In gras, graskuil en maiskuil was het lastig om genetisch materiaal van het virus terug te vinden. Mogelijk lukt dit volgens de onderzoekers wel via een andere methode. Desondanks wordt Afrikaanse varkenspest in deze materialen wel snel geïnactiveerd.
Lage temperaturen
Levende – en daarmee nog besmettelijk – virusdelen worden in gras, graskuil en hooi niet teruggevonden. Ook niet op de meeste andere producten die werden getest. Als het al werd teruggevonden, dan vaak alleen bij het bewaren van producten op lage temperaturen.
Wel werd er nog vaak levend virus teruggevonden op aardappelen en voederbieten. In het onderzoek staat dat Afrikaanse varkenspest zelfs tot wel vier weken lang teruggevonden werd bij 10 graden Celsius of lager, zoals in de herfst kan voorkomen.

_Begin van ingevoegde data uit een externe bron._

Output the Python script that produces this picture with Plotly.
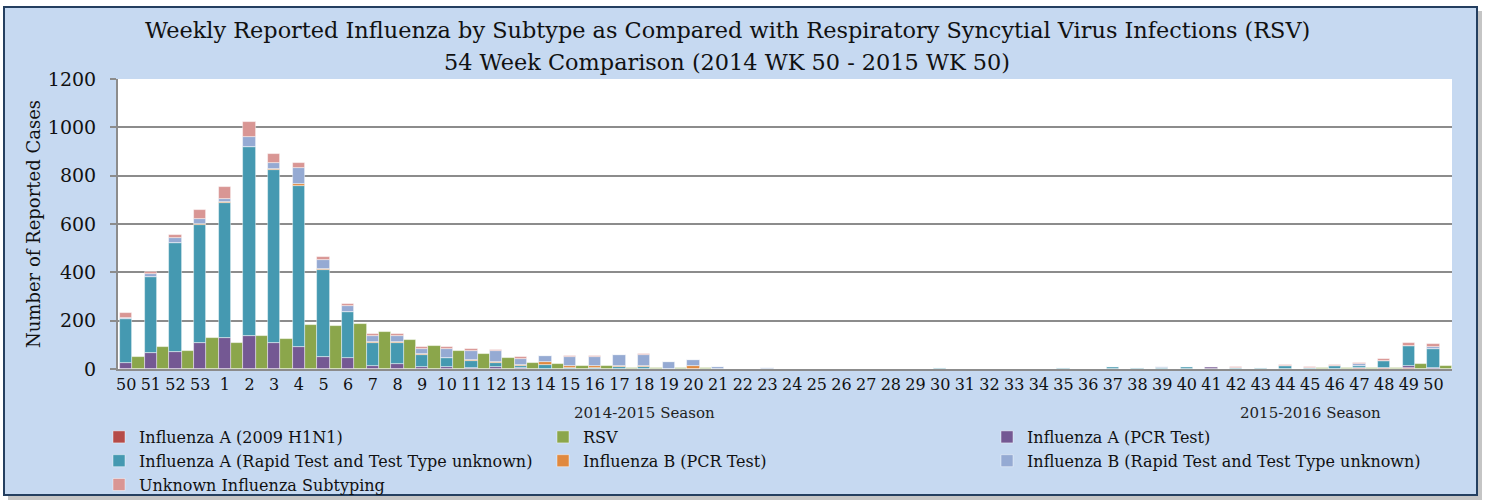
import numpy as np
import plotly.graph_objects as go

# ---------------- data ----------------
weeks = [50, 51, 52, 53] + list(range(1, 51))
seasons = ["2014-2015 Season"] * 43 + ["2015-2016 Season"] * 11

h1n1 = [0, 0, 0, 0, 0, 0, 0, 0, 0, 0,
        0, 0, 0, 0, 0, 0, 0, 0, 0, 0,
        0, 0, 0, 0, 0, 0, 0, 0, 0, 0,
        0, 0, 0, 0, 0, 0, 0, 0, 0, 0,
        0, 0, 0, 0, 0, 0, 0, 0, 0, 0,
        3, 6, 5, 1]
rsv = [51, 93, 76, 129, 109, 137, 125, 181, 177, 186,
       155, 121, 97, 75, 62, 47, 25, 22, 11, 11,
       6, 5, 4, 3, 2, 2, 2, 2, 1, 1,
       1, 1, 1, 1, 1, 1, 1, 1, 1, 1,
       1, 2, 2, 2, 2, 2, 2, 2, 3, 4,
       3, 4, 19, 12]
fluA_pcr = [25, 67, 72, 106, 129, 138, 106, 89, 51, 45,
            11, 22, 7, 10, 3, 7, 3, 2, 1, 1,
            0, 1, 0, 0, 0, 0, 0, 0, 0, 0,
            0, 0, 0, 0, 0, 0, 0, 0, 0, 2,
            0, 2, 0, 0, 7, 0, 0, 0, 0, 0,
            3, 0, 8, 5]
fluA_rapid = [181, 314, 448, 489, 557, 780, 718, 670, 359, 192,
              95, 84, 52, 36, 29, 18, 8, 15, 5, 5,
              8, 6, 2, 1, 2, 0, 1, 0, 1, 0,
              0, 1, 0, 3, 1, 0, 1, 0, 5, 0,
              8, 1, 5, 8, 1, 4, 4, 11, 6, 12,
              8, 29, 84, 78]
fluB_pcr = [0, 0, 0, 3, 3, 0, 5, 7, 2, 0,
            4, 4, 4, 0, 7, 5, 6, 13, 8, 7,
            4, 7, 0, 10, 0, 0, 0, 2, 0, 0,
            0, 0, 0, 0, 0, 0, 0, 0, 0, 0,
            0, 0, 0, 0, 0, 0, 0, 0, 0, 0,
            0, 0, 0, 0]
fluB_rapid = [7, 11, 22, 21, 14, 44, 22, 66, 37, 23,
              28, 28, 21, 37, 37, 43, 24, 22, 36, 37,
              44, 44, 26, 25, 6, 0, 3, 0, 1, 0,
              0, 0, 0, 0, 0, 0, 0, 0, 0, 0,
              0, 0, 2, 0, 0, 2, 0, 0, 0, 0,
              5, 0, 0, 9]
unknown = [18, 9, 13, 37, 49, 61, 39, 20, 16, 8,
           8, 7, 7, 8, 7, 4, 9, 3, 5, 5,
           4, 4, 0, 1, 0, 1, 2, 0, 0, 0,
           0, 0, 0, 0, 0, 0, 0, 0, 0, 0,
           0, 2, 0, 0, 0, 2, 0, 5, 2, 4,
           5, 5, 12, 11]

names = ["Influenza A (2009 H1N1)", "RSV", "Influenza A (PCR Test)",
         "Influenza A (Rapid Test and Test Type unknown)", "Influenza B (PCR Test)",
         "Influenza B (Rapid Test and Test Type unknown)", "Unknown Influenza Subtyping"]
colors = ["#B54B48", "#8BA64B", "#745893", "#4599B1", "#E0893F", "#95AAD3", "#D99694"]

title_lines = ["Weekly Reported Influenza by Subtype as Compared with Respiratory Syncytial Virus Infections (RSV)",
               "54 Week Comparison (2014 WK 50 - 2015 WK 50)"]

# ---------------- figure ----------------
idx = np.arange(len(weeks))
FONT = "DejaVu Serif"
fig = go.Figure()

flu_stack = {0: h1n1, 2: fluA_pcr, 3: fluA_rapid, 4: fluB_pcr, 5: fluB_rapid, 6: unknown}
stack_order = [0, 2, 3, 4, 5, 6]
bases = {}
running = np.zeros(len(weeks))
for k in stack_order:
    bases[k] = running.copy()
    running = running + np.array(flu_stack[k])

line = dict(color="rgba(255,255,255,0.55)", width=0.8)
for k in range(7):
    if k == 1:
        fig.add_trace(go.Bar(x=idx, y=rsv, name=names[k], marker=dict(color=colors[k], line=line),
                             offset=0, width=0.5))
    else:
        fig.add_trace(go.Bar(x=idx, y=flu_stack[k], base=bases[k], name=names[k],
                             marker=dict(color=colors[k], line=line),
                             offset=-0.5, width=0.5))

W, H = 1489, 504
L, R, T, B = 118, 37, 79, 135
pw, ph = W - L - R, H - T - B

def px_x(p):
    return (p - L) / pw

def px_y(p):
    return (H - B - p) / ph

shapes = [
    dict(type="rect", xref="paper", yref="paper", layer="below",
         x0=px_x(8), x1=px_x(1482), y0=px_y(500), y1=px_y(11),
         fillcolor="rgba(90,90,90,0.35)", line=dict(width=0)),
    dict(type="rect", xref="paper", yref="paper", layer="below",
         x0=px_x(4), x1=px_x(1477), y0=px_y(495), y1=px_y(7),
         fillcolor="#C6D9F1", line=dict(color="#243F60", width=2)),
    dict(type="rect", xref="paper", yref="paper", layer="below",
         x0=0, x1=1, y0=0, y1=1, fillcolor="white", line=dict(width=0)),
]

tickvals = idx - 0.25
annotations = []
for s in dict.fromkeys(seasons):
    pos = [tickvals[i] for i in range(len(weeks)) if seasons[i] == s]
    annotations.append(dict(x=float(np.mean(pos)), y=0, xref="x", yref="paper", yshift=-44,
                            text=s, showarrow=False, yanchor="middle",
                            font=dict(family=FONT, size=15, color="#222")))
for t, yc in zip(title_lines, [30, 62]):
    annotations.append(dict(x=px_x(727), y=px_y(yc), xref="paper", yref="paper", text=t,
                            showarrow=False, xanchor="center", yanchor="middle",
                            font=dict(family=FONT, size=22.4, color="#111")))

fig.update_layout(
    width=W, height=H,
    margin=dict(l=L, r=R, t=T, b=B, autoexpand=False),
    paper_bgcolor="white", plot_bgcolor="white",
    barmode="overlay", bargap=0,
    shapes=shapes, annotations=annotations,
    font=dict(family=FONT, color="#111"),
    showlegend=True,
    legend=dict(orientation="h", x=-19 / pw, xanchor="left", y=px_y(420), yanchor="top",
                entrywidth=399, entrywidthmode="pixels", traceorder="normal",
                font=dict(family=FONT, size=16, color="#111"), bgcolor="rgba(0,0,0,0)",
                itemclick=False, tracegroupgap=0),
)
fig.update_xaxes(range=[-0.58, 53.5], tickmode="array", tickvals=tickvals,
                 ticktext=[str(w) for w in weeks], ticks="", showgrid=False,
                 showline=True, linecolor="#8C8C8C", linewidth=2, automargin=False,
                 tickfont=dict(family=FONT, size=16, color="#111"), tickangle=0,
                 zeroline=False)
fig.update_yaxes(range=[0, 1200], dtick=200, showgrid=True, gridcolor="#8C8C8C", gridwidth=2,
                 showline=True, linecolor="#8C8C8C", linewidth=2, ticks="outside", ticklen=6,
                 tickcolor="#8C8C8C", tickwidth=2, zeroline=False, ticklabelstandoff=10,
                 automargin=False,
                 tickfont=dict(family=FONT, size=19, color="#111"),
                 title=dict(text="Number of Reported Cases", font=dict(family=FONT, size=18, color="#111"),
                            standoff=3))

fig.write_html("out.html", config={"displayModeBar": False},
               post_script="document.body.style.margin='0';document.body.style.overflow='hidden';")
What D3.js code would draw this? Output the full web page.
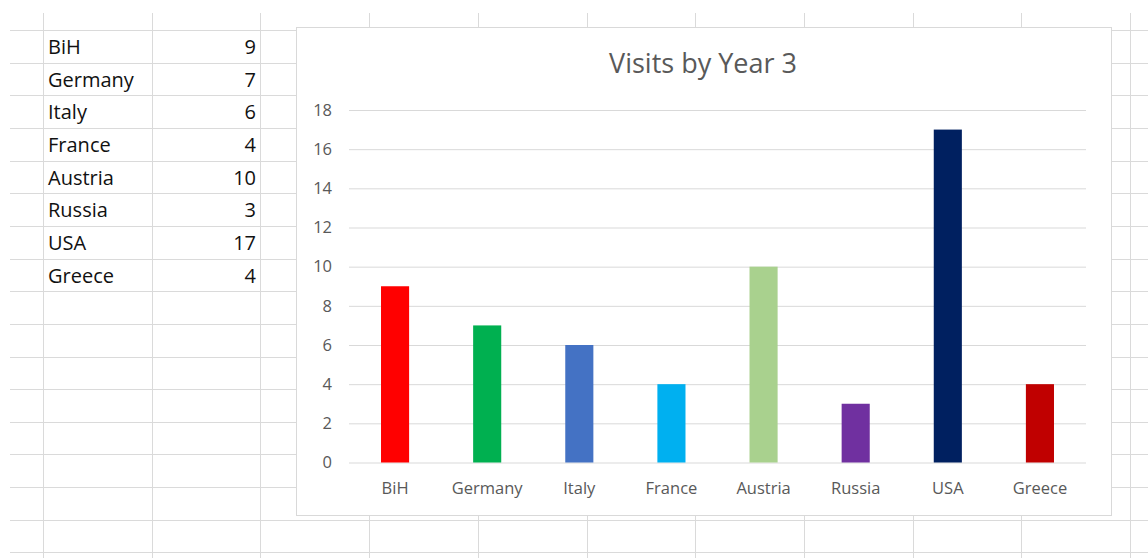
<!DOCTYPE html>
<meta charset="utf-8">
<style>
body { margin: 0; background: #fff; }
text { font-family: "Open Sans", sans-serif; }
.grid line { stroke: #dadada; stroke-width: 1; }
.cell { font-size: 20px; fill: #111; }
.tick text { font-size: 16.5px; fill: #595959; }
.title { font-size: 27px; fill: #595959; }
</style>
<svg width="1148" height="558"></svg>
<script src="https://d3js.org/d3.v7.min.js"></script>
<script>

var countries = ["BiH", "Germany", "Italy", "France", "Austria", "Russia", "USA", "Greece"];
var visits = [9, 7, 6, 4, 10, 3, 17, 4];
var colors = ["#ff0000", "#00b050", "#4472c4", "#00b0f0", "#a9d18e", "#7030a0", "#002060", "#c00000"];
var yTicks = [0, 2, 4, 6, 8, 10, 12, 14, 16, 18];
var title = "Visits by Year 3";

var svg = d3.select("svg"),
    width = +svg.attr("width"),
    height = +svg.attr("height");

// spreadsheet grid
var colW = 108.7, rowH = 32.65;
var colX = d3.range(11).map(function(i) { return 43 + i * colW; });
var rowY = d3.range(17).map(function(i) { return 30 + i * rowH; });

var grid = svg.append("g").attr("class", "grid");
grid.selectAll(".v").data(colX).enter().append("line")
    .attr("x1", function(d) { return Math.round(d) + 0.5; })
    .attr("x2", function(d) { return Math.round(d) + 0.5; })
    .attr("y1", 13).attr("y2", height);
grid.selectAll(".h").data(rowY).enter().append("line")
    .attr("x1", 10).attr("x2", width)
    .attr("y1", function(d) { return Math.round(d) + 0.5; })
    .attr("y2", function(d) { return Math.round(d) + 0.5; });

// table cells
var rows = svg.append("g").selectAll("g")
    .data(countries)
    .enter().append("g");
rows.append("text")
    .attr("class", "cell")
    .attr("x", 48)
    .attr("y", function(d, i) { return rowY[i] + 24; })
    .text(function(d) { return d; });
rows.append("text")
    .attr("class", "cell")
    .attr("x", 256)
    .attr("text-anchor", "end")
    .attr("y", function(d, i) { return rowY[i] + 24; })
    .text(function(d, i) { return visits[i]; });

// chart box
var box = { x: 296, y: 27, w: 815, h: 488 };
svg.append("rect")
    .attr("x", box.x + 0.5).attr("y", box.y + 0.5)
    .attr("width", box.w).attr("height", box.h)
    .attr("fill", "#fff")
    .attr("stroke", "#d9d9d9");

svg.append("text")
    .attr("class", "title")
    .attr("x", 703)
    .attr("y", 73)
    .attr("text-anchor", "middle")
    .text(title);

var plot = { left: 349, right: 1086, top: 110, bottom: 462.5 };

var x = d3.scaleBand()
    .domain(countries)
    .range([plot.left, plot.right]);

var y = d3.scaleLinear()
    .domain([0, 18])
    .range([plot.bottom, plot.top]);

var yAxis = svg.append("g")
    .attr("transform", "translate(" + plot.left + ",0)")
    .call(d3.axisLeft(y).tickValues(yTicks).tickSize(-(plot.right - plot.left)).tickPadding(17));
yAxis.select(".domain").remove();
yAxis.selectAll(".tick line").attr("stroke", "#d9d9d9");

var xAxis = svg.append("g")
    .attr("transform", "translate(0," + plot.bottom + ")")
    .call(d3.axisBottom(x).tickSize(0).tickPadding(20));
xAxis.select(".domain").remove();

var barW = x.bandwidth() * 0.305;
svg.append("g").selectAll("rect")
    .data(visits)
    .enter().append("rect")
    .attr("x", function(d, i) { return x(countries[i]) + x.bandwidth() / 2 - barW / 2; })
    .attr("y", function(d) { return y(d); })
    .attr("width", barW)
    .attr("height", function(d) { return y(0) - y(d); })
    .attr("fill", function(d, i) { return colors[i]; });

</script>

Op haver, gerst en tarwe werd levend virus slechts tot een dag na de besmetting teruggevonden, en alleen bij een temperatuur tot 20 graden Celsius. In tarwe en tarwestro werd Afrikaanse varkenspest maximaal drie dagen gevonden. Op raapzaad werd geen levend virus aangetoond.
Ook in verschillende strooiselmaterialen werd het varkenspestvirus teruggevonden. Bij 4 graden Celsius was dat in de meeste gevallen niet langer dan zeven dagen. De uitzondering hierbij is strooisel van boombast. Daar overleefde het virus tot wel 28 dagen na de opzettelijke besmetting.
Overleven in insecten
Het is bekend dat Afrikaans varkenspest in een bepaalde zachte teek lang kan overleven, en dat die teek het virus kan overbrengen. Die teek komt oorspronkelijk uit Afrika en is nog maar op enkele plekken in Europa aangetroffen.
De onderzoeksvraag was of het virus ook in andere stekende insecten kan overleven en of deze insecten het virus van wilde zwijnen naar gehouden varkens kunnen overbrengen. Die kans is aanwezig, melden de onderzoekers. 'Dit omdat juist in de zomer geregeld uitbraken zijn van Afrikaanse varkenspest bij gehouden varkens. Mogelijk komt dit doordat stekende insecten dan actief zijn', schrijven zij in het onderzoek.
Verder toont het onderzoek aan dat het terugvinden van levend virus een sterke relatie heeft met de temperatuur. Bij hoge temperaturen wordt het virus in de Aziatische tijgermug slechts gedurende enkele uren aangetoond. Bij een temperatuur van 10 graden Celsius was Afrikaanse varkenspest na vijf dagen nog steeds terug te vinden.
Bij de stalvlieg of steekvlieg is dit effect groter. Bij 30 graden Celsius overleeft het virus in de vlieg slechts 24 uur. Bij 20 graden Celsius stijgt dit al richting de 48 uur. Bij een temperatuur van 10 graden Celsius is levend virus ook na zeven dagen nog terug te vinden.
Besmetting overdragen
De overlevingstijd bij lage temperaturen is veel langer dan het stekende insect nodig heeft om een bloedmaal te verteren. Het insect – en zeker de stalvlieg – kan dus weer een varken steken voordat het virus is verdwenen. Op die manier kan het insect een besmetting overdragen.
Op de vraag of dit ook daadwerkelijk gebeurt, geven de onderzoekers geen antwoord. Dit is niet onderzocht. De insecten die in het onderzoek zijn gebruikt, waren niet meer in leven op het moment dat gezocht werd naar het virus en konden dus ook niet worden ingezet voor een onderzoek waarbij ze varkens zouden moeten steken.
Wel is nog een experiment uitgevoerd waarbij met Afrikaanse varkenspest besmette insecten aan varkens werden gevoerd. Dit onderzoek leverde geen resultaat op, de varkens werden niet ziek. De onderzoekers geven wel aan dat dit onderdeel van het onderzoek slechts een beperkte waarde heeft.